[Some records]
•••

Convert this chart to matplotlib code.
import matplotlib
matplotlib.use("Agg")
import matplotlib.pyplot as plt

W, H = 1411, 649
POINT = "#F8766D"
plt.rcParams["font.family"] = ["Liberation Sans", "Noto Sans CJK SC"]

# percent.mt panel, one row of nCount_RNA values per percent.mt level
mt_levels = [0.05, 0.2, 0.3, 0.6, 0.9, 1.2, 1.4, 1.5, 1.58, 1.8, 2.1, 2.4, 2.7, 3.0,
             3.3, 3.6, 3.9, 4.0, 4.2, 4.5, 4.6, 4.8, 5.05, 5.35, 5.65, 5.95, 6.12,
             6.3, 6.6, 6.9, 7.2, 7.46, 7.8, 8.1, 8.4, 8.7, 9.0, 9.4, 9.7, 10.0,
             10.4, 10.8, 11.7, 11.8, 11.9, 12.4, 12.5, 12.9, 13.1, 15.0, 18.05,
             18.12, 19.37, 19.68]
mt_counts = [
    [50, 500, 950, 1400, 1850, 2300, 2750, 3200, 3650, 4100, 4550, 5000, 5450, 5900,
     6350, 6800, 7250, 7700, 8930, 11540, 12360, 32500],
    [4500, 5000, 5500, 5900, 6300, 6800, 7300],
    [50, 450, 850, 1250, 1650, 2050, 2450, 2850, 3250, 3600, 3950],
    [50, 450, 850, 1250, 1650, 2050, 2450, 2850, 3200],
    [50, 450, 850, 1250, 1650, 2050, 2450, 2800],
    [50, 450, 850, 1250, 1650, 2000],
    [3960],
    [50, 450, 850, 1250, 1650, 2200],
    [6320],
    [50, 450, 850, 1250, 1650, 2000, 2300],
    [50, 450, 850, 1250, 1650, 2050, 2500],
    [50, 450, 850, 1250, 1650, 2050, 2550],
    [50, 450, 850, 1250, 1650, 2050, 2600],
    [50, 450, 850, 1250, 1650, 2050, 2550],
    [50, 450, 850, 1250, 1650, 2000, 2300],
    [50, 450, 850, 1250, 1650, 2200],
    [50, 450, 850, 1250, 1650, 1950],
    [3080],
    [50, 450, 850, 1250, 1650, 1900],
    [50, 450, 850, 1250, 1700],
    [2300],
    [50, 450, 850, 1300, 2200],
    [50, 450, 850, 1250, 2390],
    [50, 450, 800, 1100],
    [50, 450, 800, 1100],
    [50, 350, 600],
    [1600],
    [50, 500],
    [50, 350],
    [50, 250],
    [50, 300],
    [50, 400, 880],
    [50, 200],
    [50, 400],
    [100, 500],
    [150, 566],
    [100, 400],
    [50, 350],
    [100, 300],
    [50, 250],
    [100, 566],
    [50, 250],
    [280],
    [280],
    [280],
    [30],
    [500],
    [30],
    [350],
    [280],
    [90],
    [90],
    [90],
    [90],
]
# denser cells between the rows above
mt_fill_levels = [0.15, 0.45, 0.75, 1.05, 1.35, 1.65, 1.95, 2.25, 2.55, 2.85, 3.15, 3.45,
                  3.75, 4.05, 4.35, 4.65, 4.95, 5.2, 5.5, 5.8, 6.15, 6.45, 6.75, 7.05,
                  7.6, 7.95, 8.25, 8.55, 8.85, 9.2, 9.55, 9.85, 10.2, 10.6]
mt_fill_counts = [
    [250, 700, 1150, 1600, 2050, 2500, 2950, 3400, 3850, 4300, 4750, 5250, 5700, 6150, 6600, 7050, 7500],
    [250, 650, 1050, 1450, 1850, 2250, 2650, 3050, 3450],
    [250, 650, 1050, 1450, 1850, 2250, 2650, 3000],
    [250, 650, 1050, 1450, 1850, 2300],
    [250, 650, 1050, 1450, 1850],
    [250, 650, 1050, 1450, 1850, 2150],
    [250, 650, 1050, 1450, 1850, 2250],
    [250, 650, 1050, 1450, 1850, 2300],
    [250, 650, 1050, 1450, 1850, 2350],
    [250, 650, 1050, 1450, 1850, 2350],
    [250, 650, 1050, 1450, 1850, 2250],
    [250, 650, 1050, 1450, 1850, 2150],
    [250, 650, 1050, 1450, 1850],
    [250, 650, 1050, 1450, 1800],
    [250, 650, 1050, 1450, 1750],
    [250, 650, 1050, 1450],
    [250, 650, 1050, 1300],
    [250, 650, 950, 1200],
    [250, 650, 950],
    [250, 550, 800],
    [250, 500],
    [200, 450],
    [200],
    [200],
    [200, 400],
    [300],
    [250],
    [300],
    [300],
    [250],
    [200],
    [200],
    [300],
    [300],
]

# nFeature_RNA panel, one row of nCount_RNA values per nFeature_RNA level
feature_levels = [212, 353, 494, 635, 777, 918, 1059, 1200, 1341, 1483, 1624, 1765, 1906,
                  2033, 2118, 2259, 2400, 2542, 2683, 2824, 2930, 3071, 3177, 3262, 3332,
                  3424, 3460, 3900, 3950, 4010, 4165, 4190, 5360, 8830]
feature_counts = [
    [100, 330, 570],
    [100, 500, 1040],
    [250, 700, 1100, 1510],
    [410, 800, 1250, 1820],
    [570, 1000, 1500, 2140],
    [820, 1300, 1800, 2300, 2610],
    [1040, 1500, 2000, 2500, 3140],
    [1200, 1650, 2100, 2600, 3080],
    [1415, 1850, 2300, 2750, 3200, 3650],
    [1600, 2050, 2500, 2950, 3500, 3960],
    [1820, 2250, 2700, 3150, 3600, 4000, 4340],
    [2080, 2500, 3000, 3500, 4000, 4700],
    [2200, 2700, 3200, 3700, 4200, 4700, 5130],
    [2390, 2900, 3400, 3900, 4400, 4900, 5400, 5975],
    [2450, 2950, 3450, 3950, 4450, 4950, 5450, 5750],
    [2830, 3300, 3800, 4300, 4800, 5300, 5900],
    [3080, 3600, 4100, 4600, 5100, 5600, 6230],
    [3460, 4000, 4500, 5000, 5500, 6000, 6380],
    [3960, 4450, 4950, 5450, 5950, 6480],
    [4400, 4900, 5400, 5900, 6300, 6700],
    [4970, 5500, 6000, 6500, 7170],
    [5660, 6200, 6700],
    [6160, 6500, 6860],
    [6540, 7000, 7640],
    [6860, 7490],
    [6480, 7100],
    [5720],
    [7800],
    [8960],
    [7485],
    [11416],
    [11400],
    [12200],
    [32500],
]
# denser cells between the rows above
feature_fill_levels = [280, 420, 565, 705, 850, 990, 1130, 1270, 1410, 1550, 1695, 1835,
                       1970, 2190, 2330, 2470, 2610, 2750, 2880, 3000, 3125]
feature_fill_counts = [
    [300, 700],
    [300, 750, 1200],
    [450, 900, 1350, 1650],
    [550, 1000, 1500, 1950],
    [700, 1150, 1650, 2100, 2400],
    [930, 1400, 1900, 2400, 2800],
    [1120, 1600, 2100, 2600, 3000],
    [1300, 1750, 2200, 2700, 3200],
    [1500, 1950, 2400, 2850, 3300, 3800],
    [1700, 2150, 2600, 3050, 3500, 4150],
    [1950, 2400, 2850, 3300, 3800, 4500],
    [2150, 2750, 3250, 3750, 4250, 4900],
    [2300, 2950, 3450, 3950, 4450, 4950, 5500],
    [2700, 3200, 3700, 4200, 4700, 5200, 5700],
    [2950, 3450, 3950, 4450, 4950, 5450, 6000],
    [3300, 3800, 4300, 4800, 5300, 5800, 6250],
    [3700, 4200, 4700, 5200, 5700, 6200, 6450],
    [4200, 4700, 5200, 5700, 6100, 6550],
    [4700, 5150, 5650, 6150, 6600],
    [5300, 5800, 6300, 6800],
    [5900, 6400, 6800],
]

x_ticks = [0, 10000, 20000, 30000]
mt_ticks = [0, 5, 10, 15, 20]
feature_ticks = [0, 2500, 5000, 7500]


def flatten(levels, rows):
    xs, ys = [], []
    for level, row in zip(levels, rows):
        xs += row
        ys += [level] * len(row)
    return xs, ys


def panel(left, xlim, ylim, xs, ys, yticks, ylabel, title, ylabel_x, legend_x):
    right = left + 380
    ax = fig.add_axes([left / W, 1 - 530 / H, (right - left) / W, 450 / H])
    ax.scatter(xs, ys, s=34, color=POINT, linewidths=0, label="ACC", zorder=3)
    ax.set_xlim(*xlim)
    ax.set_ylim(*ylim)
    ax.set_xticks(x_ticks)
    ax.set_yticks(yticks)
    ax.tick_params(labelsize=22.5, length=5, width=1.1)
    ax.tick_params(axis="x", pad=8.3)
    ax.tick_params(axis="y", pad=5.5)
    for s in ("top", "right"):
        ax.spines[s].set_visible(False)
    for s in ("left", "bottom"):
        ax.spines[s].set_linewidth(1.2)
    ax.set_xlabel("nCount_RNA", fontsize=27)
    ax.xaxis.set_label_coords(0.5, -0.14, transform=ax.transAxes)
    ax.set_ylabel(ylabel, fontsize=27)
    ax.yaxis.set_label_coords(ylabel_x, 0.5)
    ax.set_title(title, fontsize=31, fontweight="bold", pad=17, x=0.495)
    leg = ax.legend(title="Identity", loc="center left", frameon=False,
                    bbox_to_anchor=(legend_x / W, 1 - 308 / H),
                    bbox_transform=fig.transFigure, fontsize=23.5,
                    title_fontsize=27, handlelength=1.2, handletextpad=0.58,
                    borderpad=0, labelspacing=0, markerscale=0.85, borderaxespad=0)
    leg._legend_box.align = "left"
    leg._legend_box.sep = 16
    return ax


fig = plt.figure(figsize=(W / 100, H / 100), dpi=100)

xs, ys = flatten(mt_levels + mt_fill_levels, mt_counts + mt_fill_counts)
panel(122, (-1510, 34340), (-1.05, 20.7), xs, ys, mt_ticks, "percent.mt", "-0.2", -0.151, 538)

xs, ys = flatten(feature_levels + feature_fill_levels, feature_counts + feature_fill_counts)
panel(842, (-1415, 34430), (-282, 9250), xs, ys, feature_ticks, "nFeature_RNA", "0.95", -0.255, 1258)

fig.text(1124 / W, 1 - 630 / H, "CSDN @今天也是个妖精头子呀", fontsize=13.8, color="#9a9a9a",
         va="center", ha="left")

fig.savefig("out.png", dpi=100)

•••

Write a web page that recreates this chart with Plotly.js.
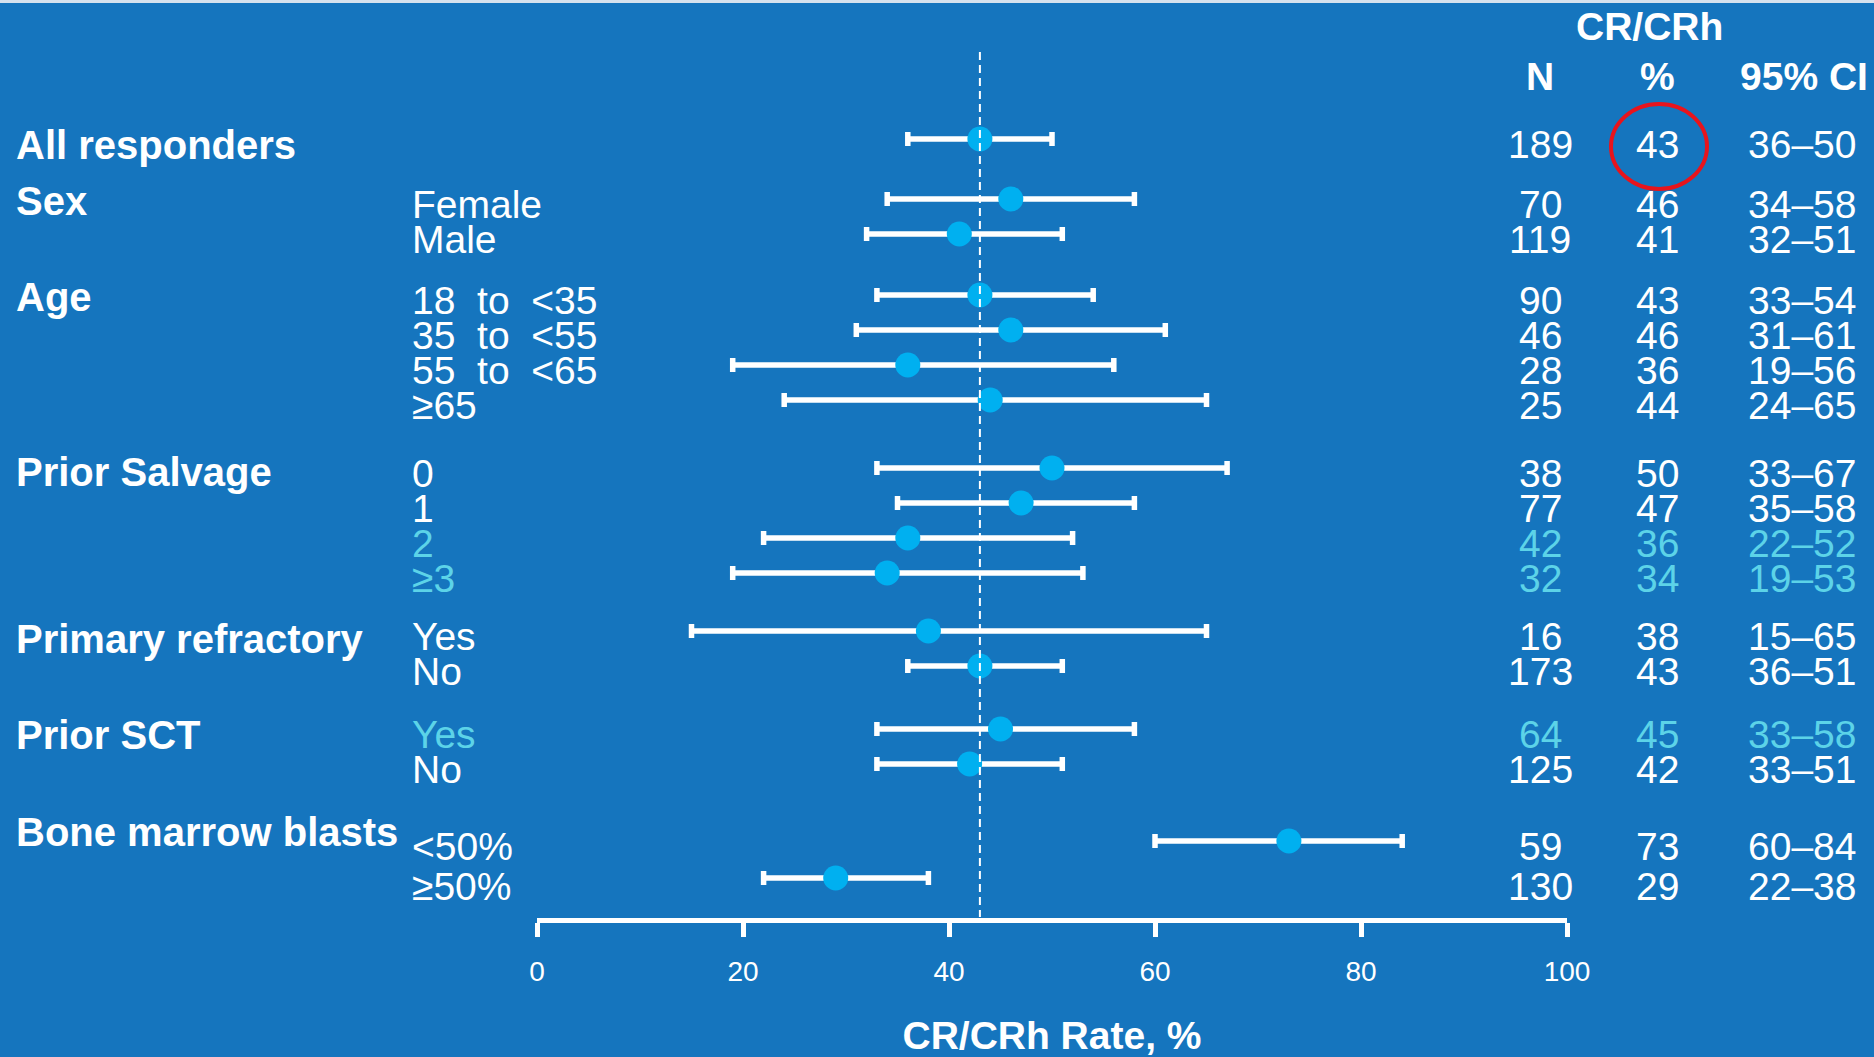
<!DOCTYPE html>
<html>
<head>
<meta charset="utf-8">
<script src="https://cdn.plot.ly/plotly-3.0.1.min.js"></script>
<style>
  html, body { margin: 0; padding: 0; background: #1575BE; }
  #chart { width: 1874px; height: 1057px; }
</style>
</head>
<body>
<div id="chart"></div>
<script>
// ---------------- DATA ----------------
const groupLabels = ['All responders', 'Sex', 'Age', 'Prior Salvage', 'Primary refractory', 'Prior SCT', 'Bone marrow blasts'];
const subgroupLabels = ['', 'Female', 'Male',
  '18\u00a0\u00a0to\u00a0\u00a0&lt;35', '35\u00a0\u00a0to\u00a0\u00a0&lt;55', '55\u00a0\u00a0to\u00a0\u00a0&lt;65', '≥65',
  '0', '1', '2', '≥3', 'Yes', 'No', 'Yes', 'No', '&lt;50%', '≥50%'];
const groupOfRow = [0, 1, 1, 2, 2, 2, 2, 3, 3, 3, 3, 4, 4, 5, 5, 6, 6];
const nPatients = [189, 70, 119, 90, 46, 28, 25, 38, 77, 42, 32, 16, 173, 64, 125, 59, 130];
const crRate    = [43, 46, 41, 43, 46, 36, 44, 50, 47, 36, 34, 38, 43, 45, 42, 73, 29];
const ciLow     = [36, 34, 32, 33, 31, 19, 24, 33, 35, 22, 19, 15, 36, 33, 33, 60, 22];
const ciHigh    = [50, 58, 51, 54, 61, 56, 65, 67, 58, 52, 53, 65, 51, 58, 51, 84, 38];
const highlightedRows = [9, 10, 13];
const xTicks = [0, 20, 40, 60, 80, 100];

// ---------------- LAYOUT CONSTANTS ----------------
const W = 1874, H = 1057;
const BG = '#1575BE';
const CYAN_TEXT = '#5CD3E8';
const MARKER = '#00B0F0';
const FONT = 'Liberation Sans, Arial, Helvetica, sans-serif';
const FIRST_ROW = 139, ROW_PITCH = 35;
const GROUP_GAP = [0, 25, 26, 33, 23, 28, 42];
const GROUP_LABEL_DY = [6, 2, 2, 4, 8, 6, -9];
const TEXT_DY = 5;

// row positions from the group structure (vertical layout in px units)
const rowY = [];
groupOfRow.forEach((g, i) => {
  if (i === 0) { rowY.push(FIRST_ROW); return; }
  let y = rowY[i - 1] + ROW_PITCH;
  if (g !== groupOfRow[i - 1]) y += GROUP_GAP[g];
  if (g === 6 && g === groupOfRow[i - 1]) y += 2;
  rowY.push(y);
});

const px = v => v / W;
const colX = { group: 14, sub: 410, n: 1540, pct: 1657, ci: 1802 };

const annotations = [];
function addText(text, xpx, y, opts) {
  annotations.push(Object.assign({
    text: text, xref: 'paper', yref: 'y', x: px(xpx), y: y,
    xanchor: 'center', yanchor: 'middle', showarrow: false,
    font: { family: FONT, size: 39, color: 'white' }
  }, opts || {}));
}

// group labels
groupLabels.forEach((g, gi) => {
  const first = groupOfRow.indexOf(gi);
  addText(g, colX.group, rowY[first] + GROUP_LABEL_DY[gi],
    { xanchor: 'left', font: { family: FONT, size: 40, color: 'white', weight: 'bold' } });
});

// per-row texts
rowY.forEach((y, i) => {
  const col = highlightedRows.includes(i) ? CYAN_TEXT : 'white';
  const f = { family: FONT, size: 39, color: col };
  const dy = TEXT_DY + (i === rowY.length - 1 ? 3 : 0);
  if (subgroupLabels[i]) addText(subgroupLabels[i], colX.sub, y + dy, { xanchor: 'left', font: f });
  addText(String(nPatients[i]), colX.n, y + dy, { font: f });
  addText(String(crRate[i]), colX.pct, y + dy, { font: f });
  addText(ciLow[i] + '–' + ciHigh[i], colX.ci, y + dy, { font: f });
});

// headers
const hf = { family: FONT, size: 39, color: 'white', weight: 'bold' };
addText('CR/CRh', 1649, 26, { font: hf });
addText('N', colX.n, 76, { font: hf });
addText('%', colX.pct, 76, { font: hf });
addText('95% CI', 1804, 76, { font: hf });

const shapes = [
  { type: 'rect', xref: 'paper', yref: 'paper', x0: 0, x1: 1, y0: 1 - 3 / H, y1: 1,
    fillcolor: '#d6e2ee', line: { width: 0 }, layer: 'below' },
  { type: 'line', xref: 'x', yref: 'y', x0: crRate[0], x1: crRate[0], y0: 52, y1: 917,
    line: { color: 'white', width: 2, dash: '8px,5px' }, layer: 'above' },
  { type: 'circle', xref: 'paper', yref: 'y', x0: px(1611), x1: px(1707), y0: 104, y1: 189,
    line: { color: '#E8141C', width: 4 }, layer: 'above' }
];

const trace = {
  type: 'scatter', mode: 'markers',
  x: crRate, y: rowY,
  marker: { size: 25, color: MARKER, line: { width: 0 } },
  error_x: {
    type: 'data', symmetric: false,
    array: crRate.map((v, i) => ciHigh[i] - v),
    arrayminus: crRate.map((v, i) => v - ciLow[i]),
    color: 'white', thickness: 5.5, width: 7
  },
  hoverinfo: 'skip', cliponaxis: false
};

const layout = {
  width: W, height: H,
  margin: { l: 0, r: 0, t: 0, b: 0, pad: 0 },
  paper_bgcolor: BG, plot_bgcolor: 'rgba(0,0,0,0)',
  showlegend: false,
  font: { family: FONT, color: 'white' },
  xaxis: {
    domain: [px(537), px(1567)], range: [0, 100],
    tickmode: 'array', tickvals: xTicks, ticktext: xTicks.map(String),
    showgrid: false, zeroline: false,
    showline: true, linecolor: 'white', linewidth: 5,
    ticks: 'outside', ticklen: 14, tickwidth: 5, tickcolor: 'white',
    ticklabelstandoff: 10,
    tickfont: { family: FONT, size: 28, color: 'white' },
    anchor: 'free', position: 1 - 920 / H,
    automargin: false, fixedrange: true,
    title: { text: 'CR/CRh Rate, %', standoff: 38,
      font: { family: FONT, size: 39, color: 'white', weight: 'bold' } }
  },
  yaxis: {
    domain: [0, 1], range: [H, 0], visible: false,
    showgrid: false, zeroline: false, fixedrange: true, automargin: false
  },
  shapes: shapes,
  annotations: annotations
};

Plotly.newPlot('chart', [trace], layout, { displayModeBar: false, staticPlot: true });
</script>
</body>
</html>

•••

▶ **WHAT THIS TASK INVOLVES**: Find every line in the entries that includes the word "chart", then state how many there are and nothing else.

▶ **CORRECT RESPONSE**: 5